Nevertheless, ineligible expenditure may still be detected post-payment. If ineligible expenditure is identified after a claim is paid, an irregularity must be recorded on the system.
The MA will manage the day to day operation of the Irregularity and Recovery process through EUMIS and where required will input these directly onto OLAF’s Anti-Fraud Information System, AFIS.
Irregularities are recorded against each claim for each operation and as per the correct irregularity classification types. For operations which are still live, the grant due will automatically be recovered from the next claim for the relevant operation, where a claim is forthcoming in the next 3-6 months. Where an operation is no longer live, or a claim is unlikely this will be recovered through issuing an invoice to the beneficiary. Annex 1 includes a link to the withdrawn/de-commitment guidance. All such invoices will be raised by our divisions administrative colleagues when instructed by the Growth Team. In preparation for the each payment application the MA will ensure that irregularities subject to recovery through the invoicing procedure have been actioned and are brought to the CA attention.
Where operations are suspended by a legal proceeding or by an administrative appeal having suspensory effect identified out with the verifications process and notified to the MA, no further claims will be paid and an irregularity entered onto EUMIS as a post payment irregularity. These sums would then be removed from the next declaration and until such time as the suspension is resolved.

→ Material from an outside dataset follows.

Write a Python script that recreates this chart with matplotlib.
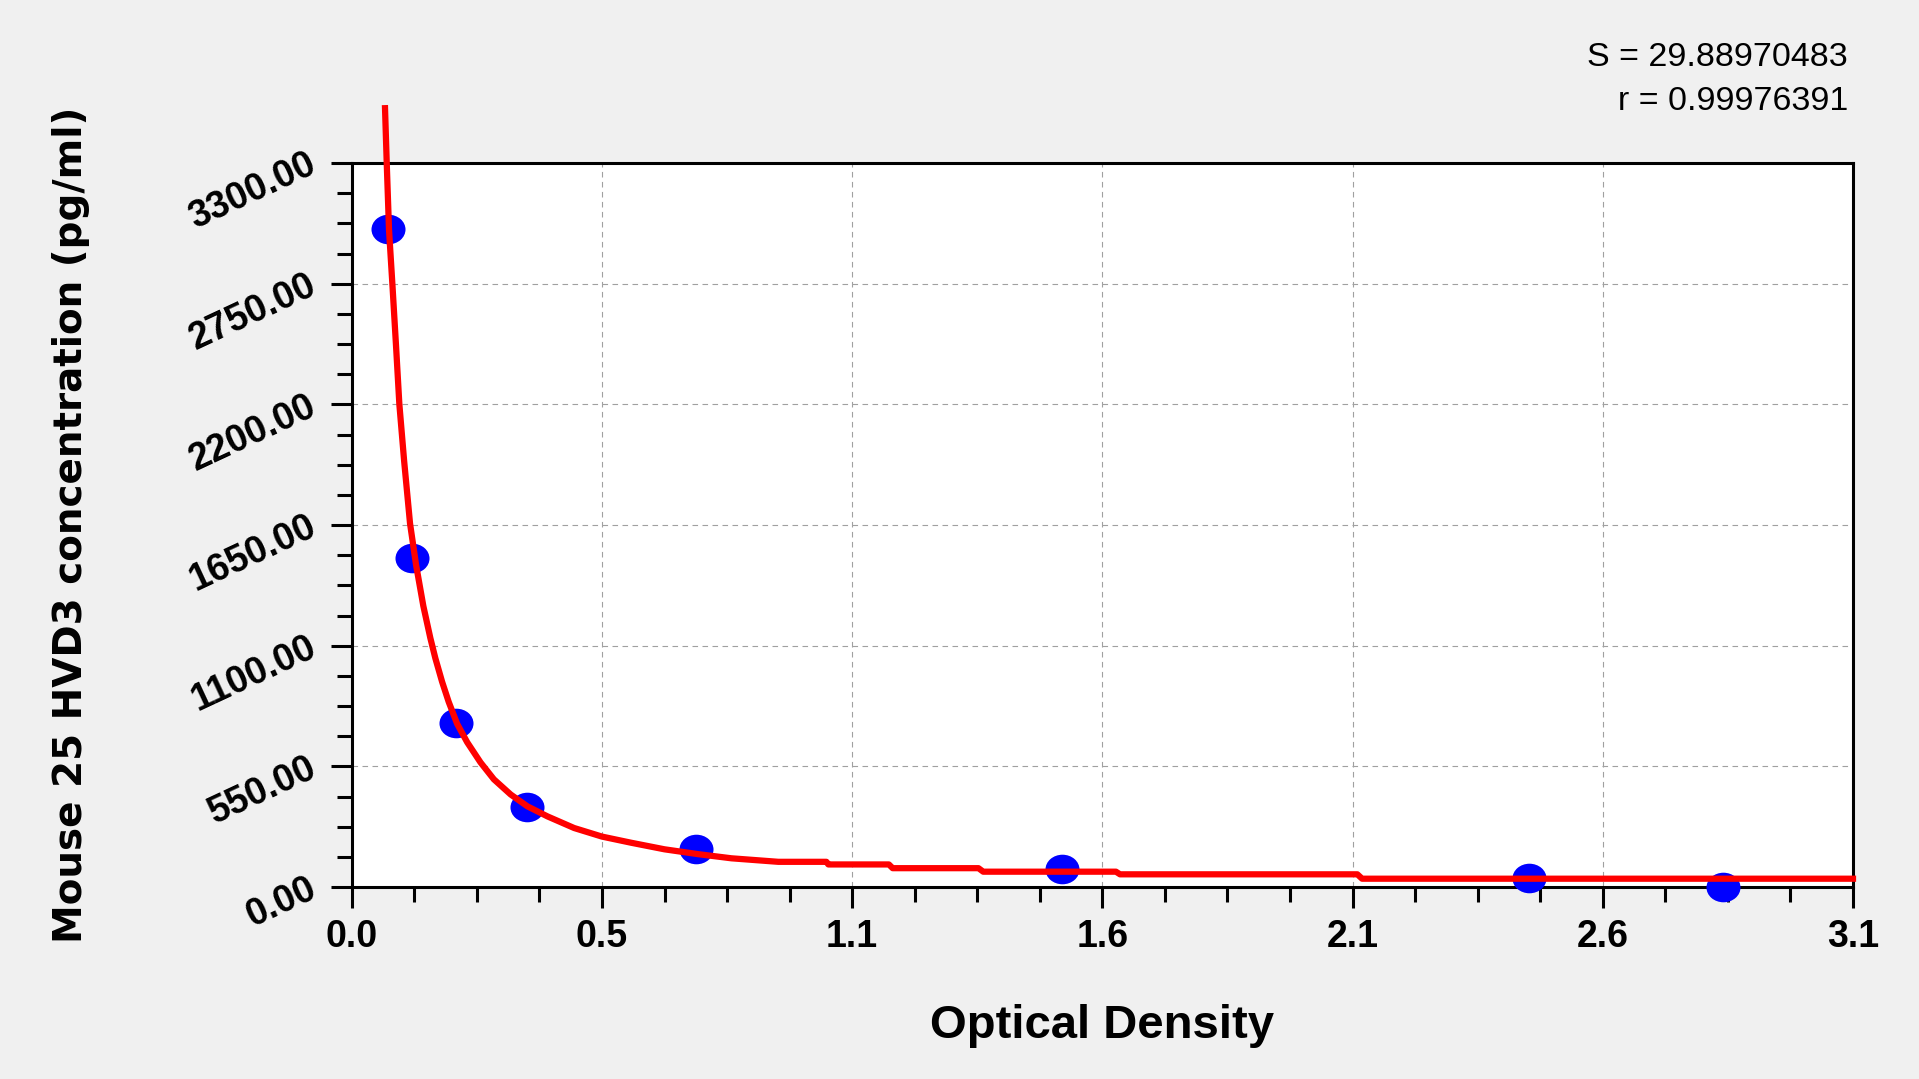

Annex 1 includes guidance on the Types and Classification of Irregular Expenditure. The status of all irregularities and recoveries will be kept on EUMIS.
2.4.2. Description of the procedure (including a flowchart setting out the reporting lines) to comply with the obligation to notify irregularities to the Commission in accordance with Article 122(2) of Regulation (EU) No 1303/2013
All irregularities, including those in excess of €10,000 grant, are recorded on EUMIS and will be classified in accordance with the Types and Classification of Irregular Expenditure Guidance. Checks will be carried out during the verification process to confirm whether irregularities exceed the €10,000 grant limit in aggregate. Where such an irregularity exceeds €10,000 grant the irregularity will be entered onto AFIS in accordance with the published guidance.
A desk instruction for staff setting out the reporting of irregularities is included at Annex 1.